Science

Welcome to Pleistocene Park

An extraordinary piece profiling the scientists in Siberia that are seeking to restore the Ice Age by bioengineering woolly mammoths and other creatures. Their ambition is on an epic scale – to reforge a lost world in order to preserve our present one.

The Sense of an Endling

A piece examining endlings, the final members of species, and human attempts to progress with something that was previously only referred to in science fiction novels – “De-extinction”.

Urban Evolution

Evidence suggests that evolution can take place much more rapidly than Darwin anticipated – this piece explores the phenomenon by looking at animals living around us in cities.

In a Perpetual Present

A story examining the unusual case of a middle aged woman who experiences everything in the present. The difference between her and many people in a similar situation is that rather than having the agony of losing the ability to form and access memories, she has never had it. This study of a life experienced without memory is illuminating and surprising.

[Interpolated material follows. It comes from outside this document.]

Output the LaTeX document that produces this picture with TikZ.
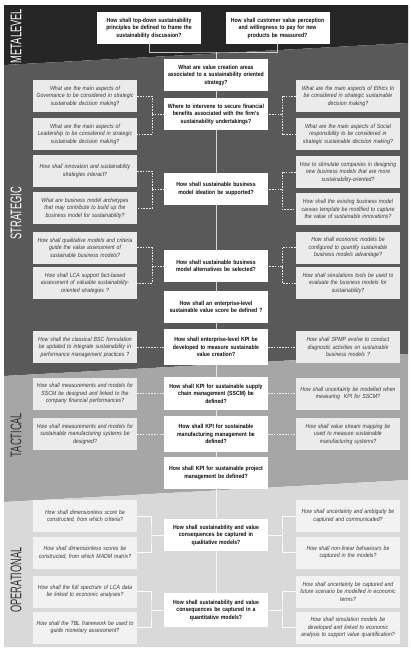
\documentclass[tikz,border=0pt]{standalone}
\usepackage{fontspec}
\setmainfont{Liberation Sans}
\newfontfamily\bxfont[FakeStretch=0.86]{Liberation Sans}
\newfontfamily\bandfont[FakeStretch=0.6]{Liberation Sans}
\definecolor{metabg}{HTML}{262626}
\definecolor{stratbg}{HTML}{595959}
\definecolor{tactbg}{HTML}{A6A6A6}
\definecolor{operbg}{HTML}{D9D9D9}
\definecolor{sidefill}{HTML}{EBEBEB}
\definecolor{opsidefill}{HTML}{F2F2F2}
\definecolor{sidetext}{HTML}{3A3A3A}
\definecolor{centtext}{HTML}{111111}
\tikzset{
  basebox/.style={text width=100pt, inner xsep=2pt, inner ysep=1pt, minimum height=32pt, align=center},
  cb/.style={basebox, fill=white, text=centtext, font=\bxfont\bfseries\fontsize{6}{7.5}\selectfont},
  sb/.style={basebox, fill=sidefill, text=sidetext, font=\bxfont\itshape\fontsize{6}{7.5}\selectfont},
  ob/.style={sb, fill=opsidefill},
  spine/.style={draw=white, draw opacity=0.75, line width=0.8pt},
  dsh/.style={draw=white, draw opacity=0.85, line width=0.7pt, dash pattern=on 1.6pt off 1.2pt},
  opl/.style={draw=white, draw opacity=0.9, line width=0.6pt},
  bandlabel/.style={rotate=90, font=\bandfont\fontsize{15.5}{15.5}\selectfont, inner sep=0pt}
}
\begin{document}
\begin{tikzpicture}[x=1pt, y=-1pt]
\useasboundingbox (0,0) rectangle (411,649);
\fill[white] (0,0) rectangle (411,649);
% bands
\fill[metabg] (4,5) -- (408,5) -- (408,43) -- (4,65) -- cycle;
\fill[stratbg] (4,65) -- (408,43) -- (408,354) -- (4,376) -- cycle;
\fill[tactbg] (4,376) -- (408,354) -- (408,480) -- (4,502) -- cycle;
\fill[operbg] (4,502) -- (408,480) -- (408,647) -- (4,647) -- cycle;
% band labels
\node[bandlabel, text=white] (lmeta) at (16,36) {METALEVEL};
\node[bandlabel, text=white] (lstrat) at (16,213) {STRATEGIC};
\node[bandlabel, text=black!80] (ltact) at (16,435) {TACTICAL};
\node[bandlabel, text=black!80] (loper) at (16,580) {OPERATIONAL};
% metalevel
\node[cb] (TL) at (149,28) {How shall top-down sustainability\\principles be defined to frame the\\sustainability discussion?};
\node[cb] (TR) at (277.5,28) {How shall customer value perception\\and willingness to pay for new\\products be measured?};
% strategic center
\node[cb] (C1) at (216,75) {What are value creation areas\\associated to a sustainability oriented\\strategy?};
\node[cb] (C2) at (216,114) {Where to intervene to secure financial\\benefits associated with the firm's\\sustainability undertakings?};
\node[cb] (C3) at (216,189) {How shall sustainable business\\model ideation be supported?};
\node[cb] (C4) at (216,266) {How shall sustainable business\\model alternatives be selected?};
\node[cb] (C5) at (216,307) {How shall an enterprise-level\\sustainable value score be defined ?};
\node[cb, minimum height=36pt] (C6) at (216,347) {How shall enterprise-level KPI be\\developed to measure sustainable\\value creation?};
% tactical center
\node[cb, minimum height=33pt] (C7) at (216,393.5) {How shall KPI for sustainable supply\\chain management (SSCM) be\\defined?};
\node[cb, minimum height=36pt] (C8) at (216,434) {How shall KPI for sustainable\\manufacturing management be\\defined?};
\node[cb] (C9) at (216,473) {How shall KPI for sustainable project\\management be defined?};
% operational center
\node[cb] (C10) at (216,535) {How shall sustainability and value\\consequences be captured in\\qualitative models?};
\node[cb, minimum height=34pt] (C11) at (216,610) {How shall sustainability and value\\consequences be captured in a\\quantitative models?};
% strategic left
\node[sb] (L1) at (85,96) {What are the main aspects of\\Governance to be considered in strategic\\sustainable decision making?};
\node[sb] (L2) at (85,134) {What are the main aspects of\\Leadership to be considered in strategic\\sustainable decision making?};
\node[sb] (L3) at (85,171) {How shall innovation and sustainability\\strategies interact?};
\node[sb] (L4) at (85,208) {What are business model archetypes\\that may contribute to build up the\\business model for sustainability?};
\node[sb] (L5) at (85,247.5) {How shall qualitative models and criteria\\guide the value assessment of\\sustainable business models?};
\node[sb] (L6) at (85,283) {How shall LCA support fact-based\\assessment of valuable sustainability-\\oriented strategies ?};
\node[sb] (L7) at (85,347) {How shall the classical BSC formulation\\be updated to integrate sustainability in\\performance management practices ?};
% strategic right
\node[sb] (R1) at (348,96) {What are the main aspects of Ethics to\\be considered in strategic sustainable\\decision making?};
\node[sb] (R2) at (348,134) {What are the main aspects of Social\\responsibility to be considered in\\strategic sustainable decision making?};
\node[sb] (R3) at (348,172) {How to stimulate companies in designing\\new business models that are more\\sustainability-oriented?};
\node[sb] (R4) at (348,209) {How shall the existing business model\\canvas template be modified to capture\\the value of sustainable innovations?};
\node[sb] (R5) at (348,247.5) {How shall economic models be\\configured to quantify sustainable\\business models advantage?};
\node[sb] (R6) at (348,283) {How shall simulations tools be used to\\evaluate the business models for\\sustainability?};
\node[sb] (R7) at (348,347) {How shall SPMP evolve to conduct\\diagnostic activities on sustainable\\business models ?};
% tactical sides
\node[sb] (L8) at (85,393.5) {How shall measurements and models for\\SSCM be designed and linked to the\\company financial performances?};
\node[sb] (L9) at (85,434) {How shall measurements and models for\\sustainable manufacturing systems be\\designed?};
\node[sb] (R8) at (348,393.5) {How shall uncertainty be modelled when\\measuring\ \ KPI for SSCM?};
\node[sb] (R9) at (348,434) {How shall value stream mapping be\\used to measure sustainable\\manufacturing systems?};
% operational sides
\node[ob] (L10) at (85,516) {How shall dimensionless score be\\constructed, from which criteria?};
\node[ob] (L11) at (85,552.5) {How shall dimensionless scores be\\constructed, from which MADM matrix?};
\node[ob] (L12) at (85,591.5) {How shall the full spectrum of LCA data\\be linked to economic analyses?};
\node[ob] (L13) at (85,627.5) {How shall the TBL framework be used to\\guide monetary assessment?};
\node[ob] (R10) at (348,516) {How shall uncertainty and ambiguity be\\captured and communicated?};
\node[ob] (R11) at (348,552.5) {How shall non-linear behaviours be\\captured in the models?};
\node[ob] (R12) at (348,591.5) {How shall uncertainty be captured and\\future scenario be modelled in economic\\terms?};
\node[ob] (R13) at (348,627.5) {How shall simulation models be\\developed and linked to economic\\analysis to support value quantification?};
% junction coordinates
\coordinate (j0) at (216,52);
\coordinate (bl1) at (152,114);
\coordinate (br1) at (282,114);
\coordinate (bl2) at (152,189);
\coordinate (br2) at (282,189);
\coordinate (bl3) at (152,266);
\coordinate (br3) at (282,266);
\coordinate (bo1l) at (151,535);
\coordinate (bo1r) at (282,535);
\coordinate (bo2l) at (151,610);
\coordinate (bo2r) at (282,610);
% top connector
\draw[spine] (TL.south) |- (j0) -| (TR.south);
\draw[spine] (j0) -- (C1.north);
% spine
\draw[spine] (C1.south) -- (C2.north);
\draw[spine] (C2.south) -- (C3.north);
\draw[spine] (C3.south) -- (C4.north);
\draw[spine] (C4.south) -- (C5.north);
\draw[spine] (C5.south) -- (C6.north);
\draw[spine] (C6.south) -- (C7.north);
\draw[spine] (C7.south) -- (C8.north);
\draw[spine] (C8.south) -- (C9.north);
\draw[spine] (C9.south) -- (C10.north);
\draw[spine] (C10.south) -- (C11.north);
% dashed brackets
\draw[dsh] (L1.east) -| (bl1) |- (L2.east);
\draw[dsh] (bl1) -- (C2.west);
\draw[dsh] (R1.west) -| (br1) |- (R2.west);
\draw[dsh] (br1) -- (C2.east);
\draw[dsh] (L3.east) -| (bl2) |- (L4.east);
\draw[dsh] (bl2) -- (C3.west);
\draw[dsh] (R3.west) -| (br2) |- (R4.west);
\draw[dsh] (br2) -- (C3.east);
\draw[dsh] (L5.east) -| (bl3) |- (L6.east);
\draw[dsh] (bl3) -- (C4.west);
\draw[dsh] (R5.west) -| (br3) |- (R6.west);
\draw[dsh] (br3) -- (C4.east);
% straight dashed
\draw[dsh] (L7.east) -- (C6.west);
\draw[dsh] (C6.east) -- (R7.west);
\draw[dsh] (L8.east) -- (C7.west);
\draw[dsh] (C7.east) -- (R8.west);
\draw[dsh] (L9.east) -- (C8.west);
\draw[dsh] (C8.east) -- (R9.west);
% operational brackets
\draw[opl] (L10.east) -| (bo1l) |- (L11.east);
\draw[opl] (bo1l) -- (C10.west);
\draw[opl] (R10.west) -| (bo1r) |- (R11.west);
\draw[opl] (bo1r) -- (C10.east);
\draw[opl] (L12.east) -| (bo2l) |- (L13.east);
\draw[opl] (bo2l) -- (C11.west);
\draw[opl] (R12.west) -| (bo2r) |- (R13.west);
\draw[opl] (bo2r) -- (C11.east);
\end{tikzpicture}
\end{document}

The Trees That Sail to Sea

A look at the trees that escape the loggers’ attentions, the epic journeys they sometimes undertake, and their importance to numerous natural ecosystems.

Why Earth’s History Appears So Miraculous

An ambitious piece looking at observer selection effect – where a data set’s composition or properties are correlated with the very existence of its observer. The first example the piece calls on is an analysis of planes returning from WWII bombing raids with the goal of identifying which areas of the fuselage to reinforce, but it rapidly expands in scope to extinction events for our world, and our universe.

This Armada of Saildrones Could Conquer the Ocean

A British man who previously spent ten years living in the desert off $10,000 a year in his effort to break the land sail speed record, has started an even more ambitious, and likely more lucrative endeavour. His company, armed with venture capital investment, is building unmanned saildrones that could have a huge impact on our understanding of the ocean, as well as myriad commercial and governmental applications.